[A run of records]
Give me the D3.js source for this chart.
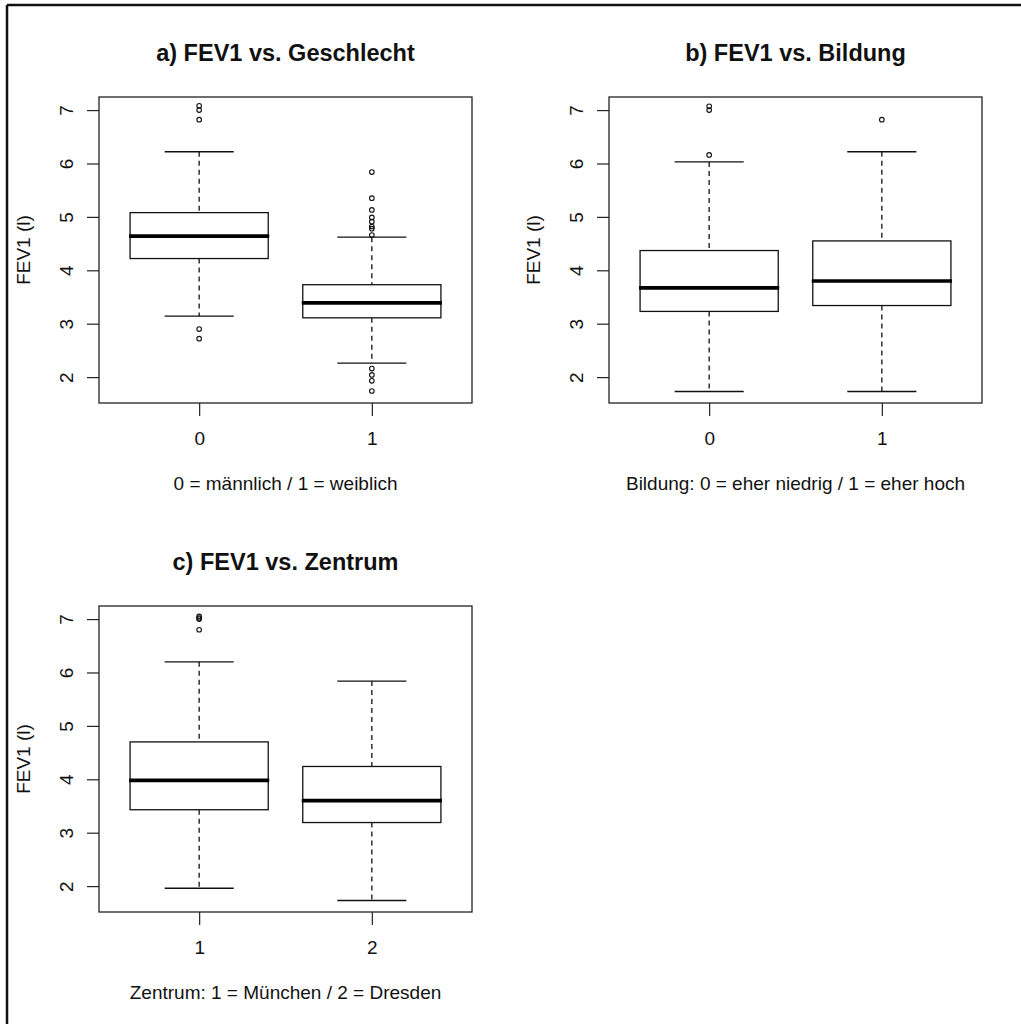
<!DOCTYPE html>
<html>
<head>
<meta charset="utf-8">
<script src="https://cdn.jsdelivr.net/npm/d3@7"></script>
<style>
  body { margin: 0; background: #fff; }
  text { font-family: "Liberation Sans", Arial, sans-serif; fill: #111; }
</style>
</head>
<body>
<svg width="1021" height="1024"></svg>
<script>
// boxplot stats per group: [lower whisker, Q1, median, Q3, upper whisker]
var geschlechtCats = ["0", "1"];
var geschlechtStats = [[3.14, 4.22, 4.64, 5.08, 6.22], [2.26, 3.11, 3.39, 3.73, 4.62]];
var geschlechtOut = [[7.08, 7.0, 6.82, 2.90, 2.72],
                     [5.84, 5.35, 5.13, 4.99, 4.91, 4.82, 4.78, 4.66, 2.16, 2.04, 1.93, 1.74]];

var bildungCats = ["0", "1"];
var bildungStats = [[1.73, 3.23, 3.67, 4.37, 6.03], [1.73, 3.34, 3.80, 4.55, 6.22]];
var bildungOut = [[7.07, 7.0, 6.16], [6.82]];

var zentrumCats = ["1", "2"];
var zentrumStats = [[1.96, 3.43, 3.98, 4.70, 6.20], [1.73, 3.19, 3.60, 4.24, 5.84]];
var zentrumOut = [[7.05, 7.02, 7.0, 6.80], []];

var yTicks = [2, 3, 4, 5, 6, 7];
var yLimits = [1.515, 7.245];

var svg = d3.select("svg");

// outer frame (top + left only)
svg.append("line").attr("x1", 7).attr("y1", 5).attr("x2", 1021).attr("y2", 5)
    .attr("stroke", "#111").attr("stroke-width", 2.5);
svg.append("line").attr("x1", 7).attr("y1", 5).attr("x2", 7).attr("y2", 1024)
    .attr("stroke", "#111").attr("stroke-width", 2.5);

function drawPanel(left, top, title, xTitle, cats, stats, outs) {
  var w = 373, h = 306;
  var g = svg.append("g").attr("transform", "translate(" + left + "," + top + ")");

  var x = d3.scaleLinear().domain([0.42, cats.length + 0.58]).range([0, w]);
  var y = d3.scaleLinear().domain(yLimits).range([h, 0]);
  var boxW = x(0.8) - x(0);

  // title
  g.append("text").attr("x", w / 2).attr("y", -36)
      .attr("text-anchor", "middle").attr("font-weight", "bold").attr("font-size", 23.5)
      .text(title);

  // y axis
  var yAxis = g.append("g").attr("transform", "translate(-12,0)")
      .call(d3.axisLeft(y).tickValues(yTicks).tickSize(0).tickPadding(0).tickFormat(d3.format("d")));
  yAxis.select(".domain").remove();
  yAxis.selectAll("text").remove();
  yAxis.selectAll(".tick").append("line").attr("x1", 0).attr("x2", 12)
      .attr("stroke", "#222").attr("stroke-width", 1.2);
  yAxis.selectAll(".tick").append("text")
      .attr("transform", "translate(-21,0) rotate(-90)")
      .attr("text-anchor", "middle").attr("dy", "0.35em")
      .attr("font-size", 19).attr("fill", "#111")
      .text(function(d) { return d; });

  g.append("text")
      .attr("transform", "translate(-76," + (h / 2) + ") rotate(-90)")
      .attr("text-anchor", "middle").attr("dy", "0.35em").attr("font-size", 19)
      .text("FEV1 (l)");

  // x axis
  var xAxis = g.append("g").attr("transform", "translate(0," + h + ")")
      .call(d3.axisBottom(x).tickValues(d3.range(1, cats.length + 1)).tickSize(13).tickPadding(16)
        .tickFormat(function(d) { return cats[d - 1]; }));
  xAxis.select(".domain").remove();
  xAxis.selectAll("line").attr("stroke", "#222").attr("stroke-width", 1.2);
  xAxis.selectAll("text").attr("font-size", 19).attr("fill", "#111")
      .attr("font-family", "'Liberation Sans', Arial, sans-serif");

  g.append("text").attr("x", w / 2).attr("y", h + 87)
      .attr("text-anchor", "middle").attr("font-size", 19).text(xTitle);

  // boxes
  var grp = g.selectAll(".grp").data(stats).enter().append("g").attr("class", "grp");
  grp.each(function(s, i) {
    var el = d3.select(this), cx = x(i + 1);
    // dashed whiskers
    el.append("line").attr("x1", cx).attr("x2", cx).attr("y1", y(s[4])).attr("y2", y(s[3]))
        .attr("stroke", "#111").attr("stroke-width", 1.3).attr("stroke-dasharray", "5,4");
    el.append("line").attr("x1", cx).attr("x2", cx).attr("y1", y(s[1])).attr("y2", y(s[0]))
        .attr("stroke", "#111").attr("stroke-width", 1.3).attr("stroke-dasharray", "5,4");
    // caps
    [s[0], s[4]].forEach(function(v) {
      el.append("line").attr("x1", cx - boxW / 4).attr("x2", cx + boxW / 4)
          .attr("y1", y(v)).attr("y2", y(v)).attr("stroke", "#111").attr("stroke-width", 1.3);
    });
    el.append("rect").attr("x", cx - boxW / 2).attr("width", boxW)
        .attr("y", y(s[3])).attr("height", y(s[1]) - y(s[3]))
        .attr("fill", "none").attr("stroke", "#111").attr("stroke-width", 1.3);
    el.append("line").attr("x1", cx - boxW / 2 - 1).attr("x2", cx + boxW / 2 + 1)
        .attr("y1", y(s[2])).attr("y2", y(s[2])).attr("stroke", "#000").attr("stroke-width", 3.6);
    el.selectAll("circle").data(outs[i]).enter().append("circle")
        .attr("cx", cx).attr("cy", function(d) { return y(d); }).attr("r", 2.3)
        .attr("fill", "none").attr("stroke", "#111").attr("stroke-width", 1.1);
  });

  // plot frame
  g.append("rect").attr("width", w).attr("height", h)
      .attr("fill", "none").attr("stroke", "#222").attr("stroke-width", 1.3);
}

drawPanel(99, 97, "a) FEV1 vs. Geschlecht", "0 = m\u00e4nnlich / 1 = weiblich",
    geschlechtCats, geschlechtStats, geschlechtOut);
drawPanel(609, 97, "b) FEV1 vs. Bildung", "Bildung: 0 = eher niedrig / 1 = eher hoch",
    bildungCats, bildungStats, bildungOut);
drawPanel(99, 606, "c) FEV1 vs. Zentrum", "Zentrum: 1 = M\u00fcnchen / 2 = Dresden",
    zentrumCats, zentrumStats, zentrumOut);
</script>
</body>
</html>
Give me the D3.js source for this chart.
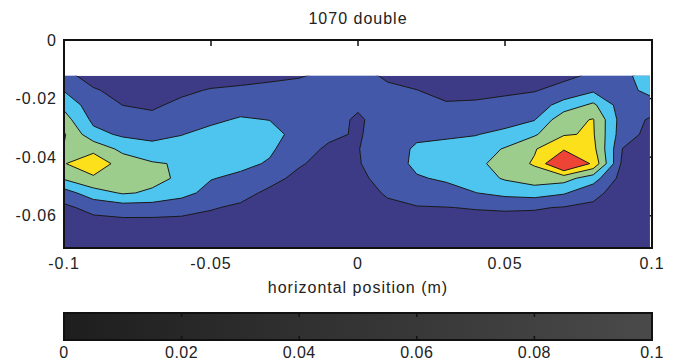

• _Task to complete_
From the records given above, reproduce all text exactly and exclude each picture.

• _Solution for this exercise_
Give me the D3.js source for this chart.
<!DOCTYPE html>
<html>
<head>
<meta charset="utf-8">
<script src="https://cdn.jsdelivr.net/npm/d3@7"></script>
<style>
  body { margin: 0; background: #fff; }
  text { font-family: "Liberation Sans", Arial, sans-serif; fill: #111; }
</style>
</head>
<body>
<svg width="1021" height="1024"></svg>
<script>
// boxplot stats per group: [lower whisker, Q1, median, Q3, upper whisker]
var geschlechtCats = ["0", "1"];
var geschlechtStats = [[3.14, 4.22, 4.64, 5.08, 6.22], [2.26, 3.11, 3.39, 3.73, 4.62]];
var geschlechtOut = [[7.08, 7.0, 6.82, 2.90, 2.72],
                     [5.84, 5.35, 5.13, 4.99, 4.91, 4.82, 4.78, 4.66, 2.16, 2.04, 1.93, 1.74]];

var bildungCats = ["0", "1"];
var bildungStats = [[1.73, 3.23, 3.67, 4.37, 6.03], [1.73, 3.34, 3.80, 4.55, 6.22]];
var bildungOut = [[7.07, 7.0, 6.16], [6.82]];

var zentrumCats = ["1", "2"];
var zentrumStats = [[1.96, 3.43, 3.98, 4.70, 6.20], [1.73, 3.19, 3.60, 4.24, 5.84]];
var zentrumOut = [[7.05, 7.02, 7.0, 6.80], []];

var yTicks = [2, 3, 4, 5, 6, 7];
var yLimits = [1.515, 7.245];

var svg = d3.select("svg");

// outer frame (top + left only)
svg.append("line").attr("x1", 7).attr("y1", 5).attr("x2", 1021).attr("y2", 5)
    .attr("stroke", "#111").attr("stroke-width", 2.5);
svg.append("line").attr("x1", 7).attr("y1", 5).attr("x2", 7).attr("y2", 1024)
    .attr("stroke", "#111").attr("stroke-width", 2.5);

function drawPanel(left, top, title, xTitle, cats, stats, outs) {
  var w = 373, h = 306;
  var g = svg.append("g").attr("transform", "translate(" + left + "," + top + ")");

  var x = d3.scaleLinear().domain([0.42, cats.length + 0.58]).range([0, w]);
  var y = d3.scaleLinear().domain(yLimits).range([h, 0]);
  var boxW = x(0.8) - x(0);

  // title
  g.append("text").attr("x", w / 2).attr("y", -36)
      .attr("text-anchor", "middle").attr("font-weight", "bold").attr("font-size", 23.5)
      .text(title);

  // y axis
  var yAxis = g.append("g").attr("transform", "translate(-12,0)")
      .call(d3.axisLeft(y).tickValues(yTicks).tickSize(0).tickPadding(0).tickFormat(d3.format("d")));
  yAxis.select(".domain").remove();
  yAxis.selectAll("text").remove();
  yAxis.selectAll(".tick").append("line").attr("x1", 0).attr("x2", 12)
      .attr("stroke", "#222").attr("stroke-width", 1.2);
  yAxis.selectAll(".tick").append("text")
      .attr("transform", "translate(-21,0) rotate(-90)")
      .attr("text-anchor", "middle").attr("dy", "0.35em")
      .attr("font-size", 19).attr("fill", "#111")
      .text(function(d) { return d; });

  g.append("text")
      .attr("transform", "translate(-76," + (h / 2) + ") rotate(-90)")
      .attr("text-anchor", "middle").attr("dy", "0.35em").attr("font-size", 19)
      .text("FEV1 (l)");

  // x axis
  var xAxis = g.append("g").attr("transform", "translate(0," + h + ")")
      .call(d3.axisBottom(x).tickValues(d3.range(1, cats.length + 1)).tickSize(13).tickPadding(16)
        .tickFormat(function(d) { return cats[d - 1]; }));
  xAxis.select(".domain").remove();
  xAxis.selectAll("line").attr("stroke", "#222").attr("stroke-width", 1.2);
  xAxis.selectAll("text").attr("font-size", 19).attr("fill", "#111")
      .attr("font-family", "'Liberation Sans', Arial, sans-serif");

  g.append("text").attr("x", w / 2).attr("y", h + 87)
      .attr("text-anchor", "middle").attr("font-size", 19).text(xTitle);

  // boxes
  var grp = g.selectAll(".grp").data(stats).enter().append("g").attr("class", "grp");
  grp.each(function(s, i) {
    var el = d3.select(this), cx = x(i + 1);
    // dashed whiskers
    el.append("line").attr("x1", cx).attr("x2", cx).attr("y1", y(s[4])).attr("y2", y(s[3]))
        .attr("stroke", "#111").attr("stroke-width", 1.3).attr("stroke-dasharray", "5,4");
    el.append("line").attr("x1", cx).attr("x2", cx).attr("y1", y(s[1])).attr("y2", y(s[0]))
        .attr("stroke", "#111").attr("stroke-width", 1.3).attr("stroke-dasharray", "5,4");
    // caps
    [s[0], s[4]].forEach(function(v) {
      el.append("line").attr("x1", cx - boxW / 4).attr("x2", cx + boxW / 4)
          .attr("y1", y(v)).attr("y2", y(v)).attr("stroke", "#111").attr("stroke-width", 1.3);
    });
    el.append("rect").attr("x", cx - boxW / 2).attr("width", boxW)
        .attr("y", y(s[3])).attr("height", y(s[1]) - y(s[3]))
        .attr("fill", "none").attr("stroke", "#111").attr("stroke-width", 1.3);
    el.append("line").attr("x1", cx - boxW / 2 - 1).attr("x2", cx + boxW / 2 + 1)
        .attr("y1", y(s[2])).attr("y2", y(s[2])).attr("stroke", "#000").attr("stroke-width", 3.6);
    el.selectAll("circle").data(outs[i]).enter().append("circle")
        .attr("cx", cx).attr("cy", function(d) { return y(d); }).attr("r", 2.3)
        .attr("fill", "none").attr("stroke", "#111").attr("stroke-width", 1.1);
  });

  // plot frame
  g.append("rect").attr("width", w).attr("height", h)
      .attr("fill", "none").attr("stroke", "#222").attr("stroke-width", 1.3);
}

drawPanel(99, 97, "a) FEV1 vs. Geschlecht", "0 = m\u00e4nnlich / 1 = weiblich",
    geschlechtCats, geschlechtStats, geschlechtOut);
drawPanel(609, 97, "b) FEV1 vs. Bildung", "Bildung: 0 = eher niedrig / 1 = eher hoch",
    bildungCats, bildungStats, bildungOut);
drawPanel(99, 606, "c) FEV1 vs. Zentrum", "Zentrum: 1 = M\u00fcnchen / 2 = Dresden",
    zentrumCats, zentrumStats, zentrumOut);
</script>
</body>
</html>
Give me the D3.js source for this chart.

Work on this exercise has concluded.